Dylanesque : Difficile de vous prendre au sérieux quand on voit votre accoutrement sur la pochette. Vous faisiez un cowboy bien plus crédible sur celle d'Orange Blossom Special, le disque précédent.

Johnny Cash : Je suis l'Homme en Noir, point barre. Et on est là pour parler musique. Ici, j'ai pioché dans un catalogue de chansons magnifiques sur l'Amérique, de la "Ballad of Boot Hill" du camarade Carl Perkins au "Stampede" de Peter La Farge, autre cowboy incompris. Ici, je reviens sur des types comme "Mr Garfield", un président qui avait quand même plus d'allure que Lyndon Johnson.

Dylanesque : En effet, les chansons sont belles et, comme d'habitude, les arrangements et votre voix élèvent le matériel. En dehors du concept général, on se retrouve donc avec des classiques comme la ballade d'immigré "Sam Hall" ou le bouleversant "Bury Me Not", des années avant que Rick Rubin ne le rende encore plus bouleversant. Et ce que j'aime particulièrement, c'est la narration.
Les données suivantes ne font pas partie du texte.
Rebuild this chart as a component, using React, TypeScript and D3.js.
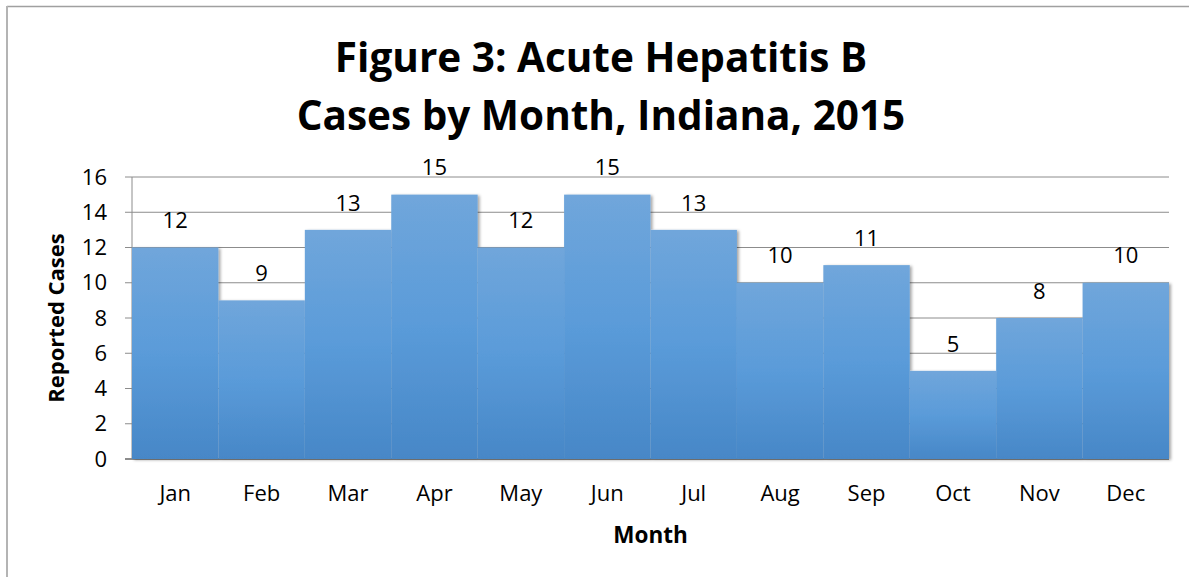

Vous nous prenez par la main du début à la fin et déroulez votre récit avec un mélange d'autorité et de malice qui fait penser au meilleur de Lee Hazlewood.
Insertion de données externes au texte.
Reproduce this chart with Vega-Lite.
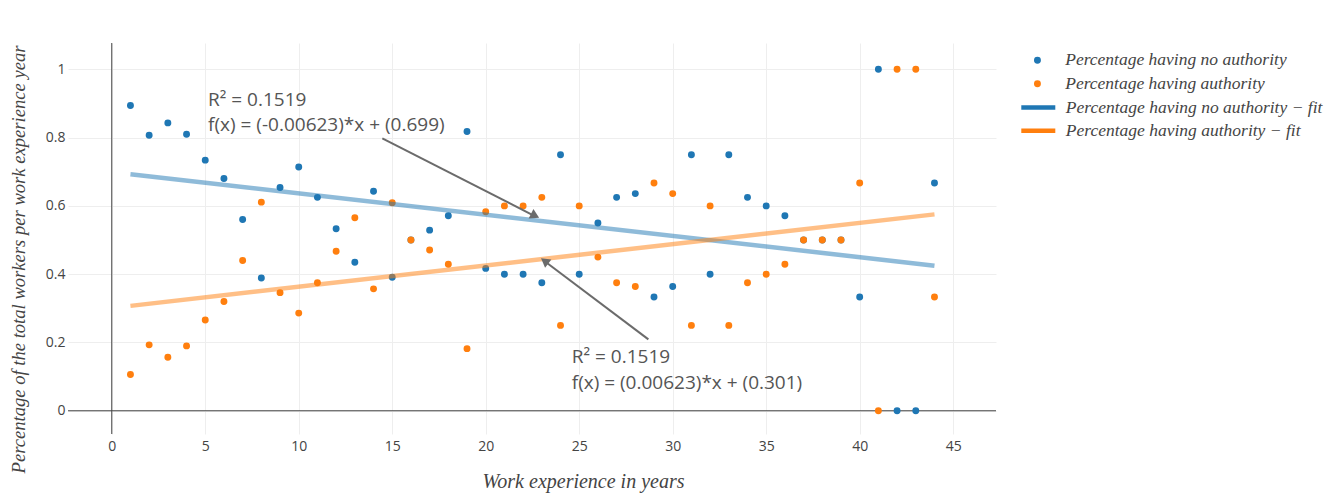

Johnny Cash : Faut aussi mentionner des trésors oubliés comme le "25 Minutes to Go" de Shel Silverstein ou le "Johnny Reb" de Merle Kilgore (le manager d'Hank Williams Jr.). La plus chère dans mon cœur, c'est "The Road to Kaintuck", co-écrite avec June, ma future femme.

Dylanesque : D'ailleurs, la famille Carter est de nouveau au rendez-vous et on mentionnera aussi Ramblin' Jack Elliott, encore un vrai cowboy qui copine également avec Dylan. Moi, ma chanson favorite, c'est "Reflections", le monologue final, sorte de morale qui résume plutôt bien le bordel américain et annonce soit un renouveau, soit des heures encore plus sombres. C'est à la limite du révisionnisme mais vous êtes tellement sincère que ça en devient émouvant. La beauté de votre musique dépasse le simple patriotisme et tant pis si ce gentil pamphlet sort alors que la guerre du Vietnam s'accélère et a encore de belles années devant elle...

Johnny Cash : Je fais pas de la politique moi. Je raconte juste des histoires. Celle de mon pays est passionnante, non ?

Dylanesque : C'est des gens comme vous qui l'avez rendu passionnante.

Johnny Cash : N'en rajoutes pas non plus. Et passe-moi un morceau de dinde. Joyeux Thanksgiving petit con !

Dylanesque : Le petit con, il va tout de même donner raison à Sam Phillips puisque ce 22ème album s'est pas vraiment vendu et que son seul single n'a même pas atteint les sommets des charts country. Columbia ressortira donc une version light l'année suivante avec une pochette qui a un peu plus de gueule et un nouveau titre bien vendeur : "Mean as Hell". On attend toujours une réédition.

Johnny Cash : Et moi j'attends toujours mon morceau de dinde.